Emily St. James of The A.V. Club gave the episode an "A" grade and wrote, "'Duty And Honor' hit me almost directly where I live. There were two scenes that very nearly made me cry, and TV rarely provokes much of any emotional reaction in me at all. I've always thought the real strength of The Americans was that it embedded its admittedly nifty spy subplots into a fairly universal story about just how much work marriage could be, and if the series could seem like it's endlessly spinning its wheels in this regard, it hasn't seemed that way yet because this is just the simple truth."

Alan Sepinwall of HitFix wrote, "Those details may never come out, but it's a reminder that no matter what either party feels, or how hard they work at it, they're trying to patch together a structure built on a rotten foundation. Another great episode of what continues to be a sterling debut season." Matt Zoller Seitz of Vulture gave the episode a 4 star rating out of 5 and wrote, "More so than any episode since 'Gregory,' 'Duty and Honor' zeroes in on the barely healed fissures that exist in all relationships, even seemingly stable ones, and that sometimes crack under stress."

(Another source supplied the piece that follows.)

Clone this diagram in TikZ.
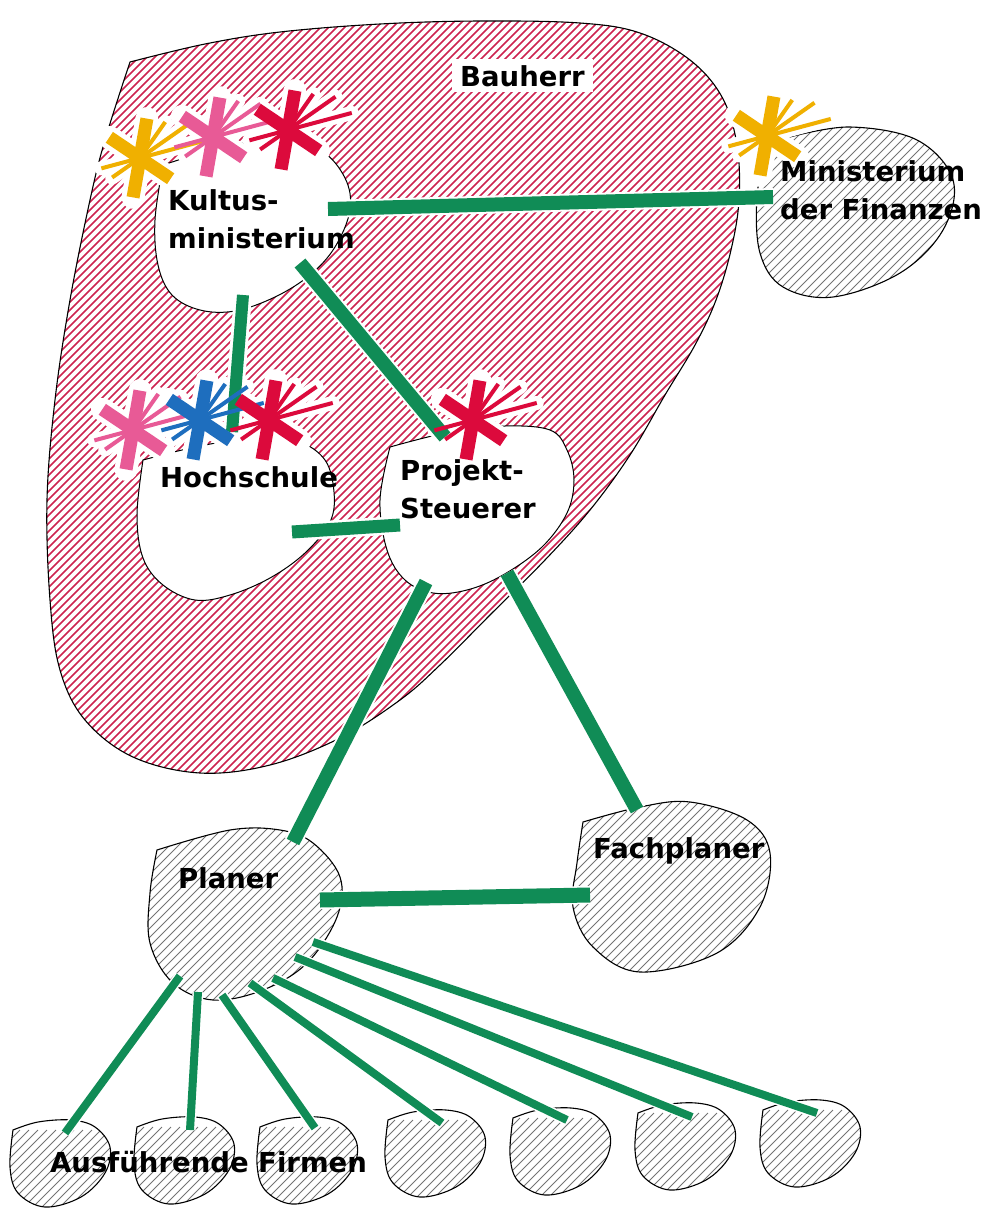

Vicky Frost of The Guardian wrote, "I slightly sigh at storylines like this: unforeseeable and previously unmentioned obstacles suddenly arriving at opportune moments to wreak havoc. It has largely been Philip who has tried to bring the Jennings' marriage alive to this point. Handy to have his beloved ex turn up just as he began to seriously doubt Elisabeth, leaving the two women competing for his affections." Carla Day of TV Fanatic gave the episode a 4.8 star rating out of 5 and wrote, "The Americans continues to impress with its tight storytelling, compelling characters, and ability to be unpredictable at the right times."